Dataset section
[START]
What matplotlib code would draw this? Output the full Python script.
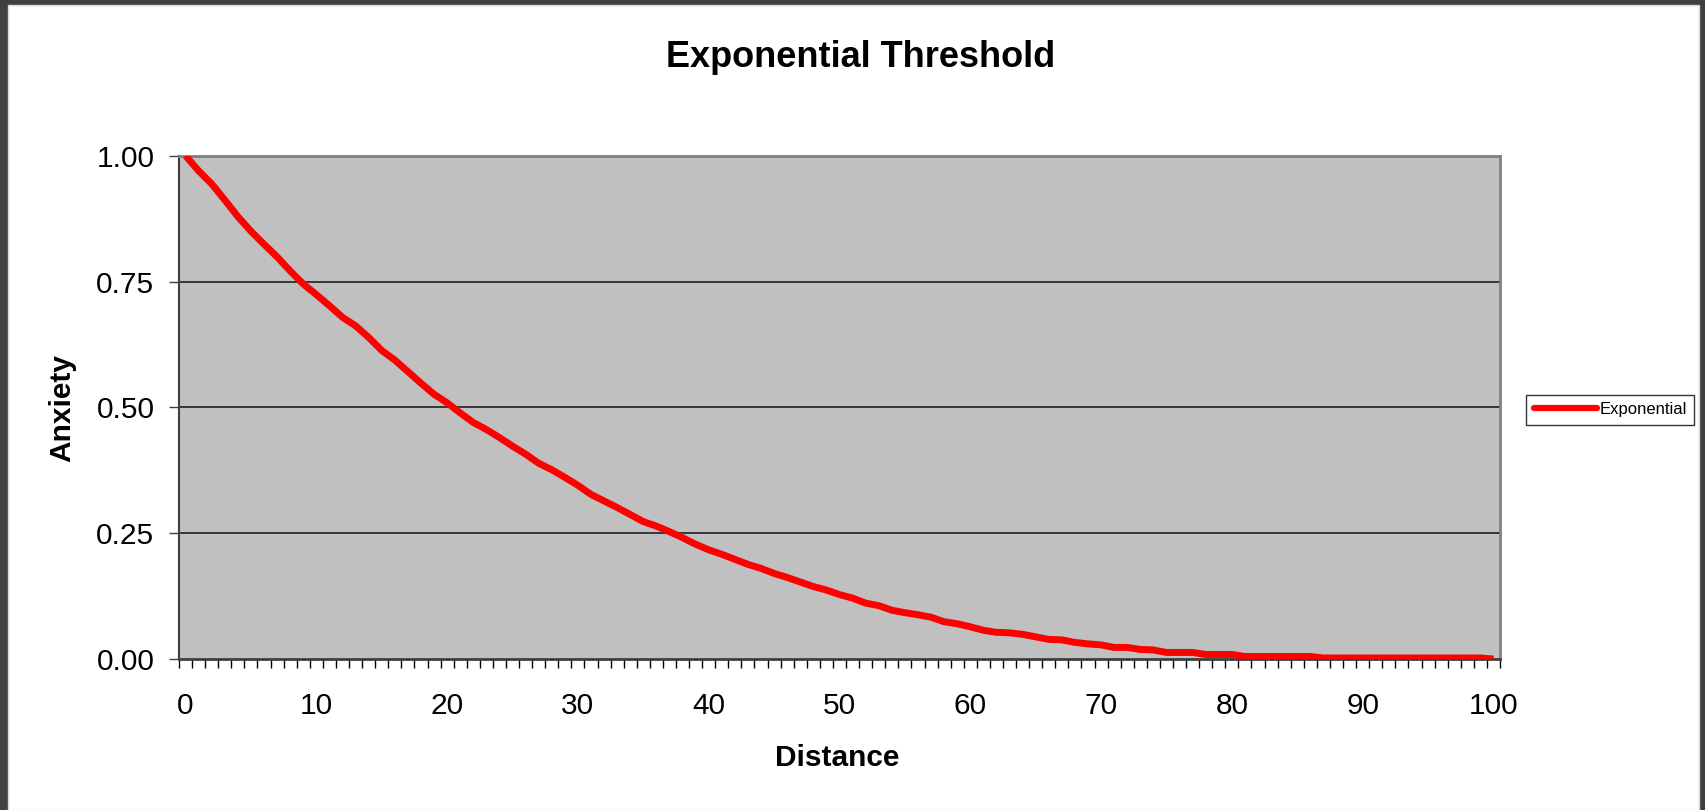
import matplotlib
matplotlib.use('Agg')
import matplotlib.pyplot as plt
import matplotlib.patches as patches
import numpy as np

plt.rcParams['font.family'] = ['Liberation Sans', 'DejaVu Sans']

# distance 0..100, anxiety
distance = list(range(0, 101))
anxiety = [1.000, 0.970, 0.944, 0.912, 0.879, 0.850, 0.824, 0.799, 0.771, 0.745, 0.724,
           0.702, 0.679, 0.662, 0.639, 0.613, 0.594, 0.571, 0.548, 0.526, 0.509,
           0.489, 0.470, 0.456, 0.440, 0.423, 0.407, 0.389, 0.376, 0.361, 0.345,
           0.327, 0.314, 0.301, 0.287, 0.273, 0.264, 0.253, 0.241, 0.228, 0.217,
           0.208, 0.198, 0.188, 0.180, 0.170, 0.162, 0.153, 0.144, 0.137, 0.128,
           0.121, 0.111, 0.106, 0.097, 0.092, 0.088, 0.083, 0.074, 0.070, 0.064,
           0.057, 0.053, 0.052, 0.049, 0.044, 0.039, 0.038, 0.033, 0.030, 0.028,
           0.023, 0.023, 0.019, 0.018, 0.013, 0.013, 0.013, 0.009, 0.009, 0.009,
           0.005, 0.005, 0.005, 0.005, 0.005, 0.005, 0.002, 0.002, 0.002, 0.002,
           0.002, 0.002, 0.002, 0.002, 0.002, 0.002, 0.002, 0.002, 0.002, 0.000]
yticks = [0.0, 0.25, 0.5, 0.75, 1.0]
xticks = list(range(0, 101, 10))

fig = plt.figure(figsize=(17.05, 8.1), dpi=100)
fig.patch.set_facecolor('#404040')
# white chart area inside the dark frame
fig.patches.append(patches.Rectangle((8/1705, 0), (1699-8)/1705, (810-5)/810,
                                     transform=fig.transFigure, facecolor='white',
                                     edgecolor='#d8d8d8', lw=1, zorder=-5))

ax = fig.add_axes([179/1705, 1-659/810, (1500-179)/1705, (659-155.7)/810])
ax.set_facecolor('#C0C0C0')

ax.plot(distance, anxiety, color='#FF0000', lw=5, solid_joinstyle='round',
        solid_capstyle='butt', label='Exponential', zorder=3)

ax.set_xlim(-0.5, 100.5)
ax.set_ylim(0, 1)

# horizontal gridlines
for g in yticks[1:-1]:
    ax.axhline(g, color='#202020', lw=1.2, zorder=1)

ax.set_yticks(yticks)
ax.set_yticklabels(['%.2f' % t for t in yticks])
ax.set_xticks(xticks)
ax.set_xticklabels([str(t) for t in xticks])
ax.set_xticks(np.arange(-0.5, 101, 1), minor=True)

ax.tick_params(axis='y', direction='out', length=7.2, width=1, color='#404040',
               pad=10.5, labelsize=21.5)
ax.tick_params(axis='x', which='major', length=0, pad=24, labelsize=21.5)
ax.tick_params(axis='x', which='minor', direction='out', length=6.5, width=1, color='black')

for s in ['top', 'right']:
    ax.spines[s].set_color('#808080')
    ax.spines[s].set_linewidth(2)
ax.spines['left'].set_color('#404040')
ax.spines['left'].set_linewidth(1.5)
ax.spines['bottom'].set_color('#404040')
ax.spines['bottom'].set_linewidth(2)

fig.text(0.505, 0.929, 'Exponential Threshold', fontsize=26, fontweight='bold',
         ha='center', va='center')
fig.text(837/1705, 1-758/810, 'Distance', fontsize=21.5, fontweight='bold',
         ha='center', va='center')
fig.text(62/1705, 1-408/810, 'Anxiety', fontsize=21.5, fontweight='bold',
         ha='center', va='center', rotation=90)

leg = ax.legend(loc='center left', bbox_to_anchor=(1526/1705, 1-409.5/810),
                bbox_transform=fig.transFigure, fontsize=12, frameon=True,
                fancybox=False, handlelength=3.8, handletextpad=0.15,
                borderpad=0.45, borderaxespad=0)
leg.get_frame().set_edgecolor('black')
leg.get_frame().set_linewidth(1)
leg.get_lines()[0].set_linewidth(4.5)
leg.get_lines()[0].set_solid_capstyle('round')

plt.savefig('out.png', dpi=100, facecolor=fig.get_facecolor())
[END]
Task details
Pictures stay out. Print the data exactly, from its first line through the line containing "ax.set_ylim(0, 1)".

The answer
What matplotlib code would draw this? Output the full Python script.
import matplotlib
matplotlib.use('Agg')
import matplotlib.pyplot as plt
import matplotlib.patches as patches
import numpy as np

plt.rcParams['font.family'] = ['Liberation Sans', 'DejaVu Sans']

# distance 0..100, anxiety
distance = list(range(0, 101))
anxiety = [1.000, 0.970, 0.944, 0.912, 0.879, 0.850, 0.824, 0.799, 0.771, 0.745, 0.724,
           0.702, 0.679, 0.662, 0.639, 0.613, 0.594, 0.571, 0.548, 0.526, 0.509,
           0.489, 0.470, 0.456, 0.440, 0.423, 0.407, 0.389, 0.376, 0.361, 0.345,
           0.327, 0.314, 0.301, 0.287, 0.273, 0.264, 0.253, 0.241, 0.228, 0.217,
           0.208, 0.198, 0.188, 0.180, 0.170, 0.162, 0.153, 0.144, 0.137, 0.128,
           0.121, 0.111, 0.106, 0.097, 0.092, 0.088, 0.083, 0.074, 0.070, 0.064,
           0.057, 0.053, 0.052, 0.049, 0.044, 0.039, 0.038, 0.033, 0.030, 0.028,
           0.023, 0.023, 0.019, 0.018, 0.013, 0.013, 0.013, 0.009, 0.009, 0.009,
           0.005, 0.005, 0.005, 0.005, 0.005, 0.005, 0.002, 0.002, 0.002, 0.002,
           0.002, 0.002, 0.002, 0.002, 0.002, 0.002, 0.002, 0.002, 0.002, 0.000]
yticks = [0.0, 0.25, 0.5, 0.75, 1.0]
xticks = list(range(0, 101, 10))

fig = plt.figure(figsize=(17.05, 8.1), dpi=100)
fig.patch.set_facecolor('#404040')
# white chart area inside the dark frame
fig.patches.append(patches.Rectangle((8/1705, 0), (1699-8)/1705, (810-5)/810,
                                     transform=fig.transFigure, facecolor='white',
                                     edgecolor='#d8d8d8', lw=1, zorder=-5))

ax = fig.add_axes([179/1705, 1-659/810, (1500-179)/1705, (659-155.7)/810])
ax.set_facecolor('#C0C0C0')

ax.plot(distance, anxiety, color='#FF0000', lw=5, solid_joinstyle='round',
        solid_capstyle='butt', label='Exponential', zorder=3)

ax.set_xlim(-0.5, 100.5)
ax.set_ylim(0, 1)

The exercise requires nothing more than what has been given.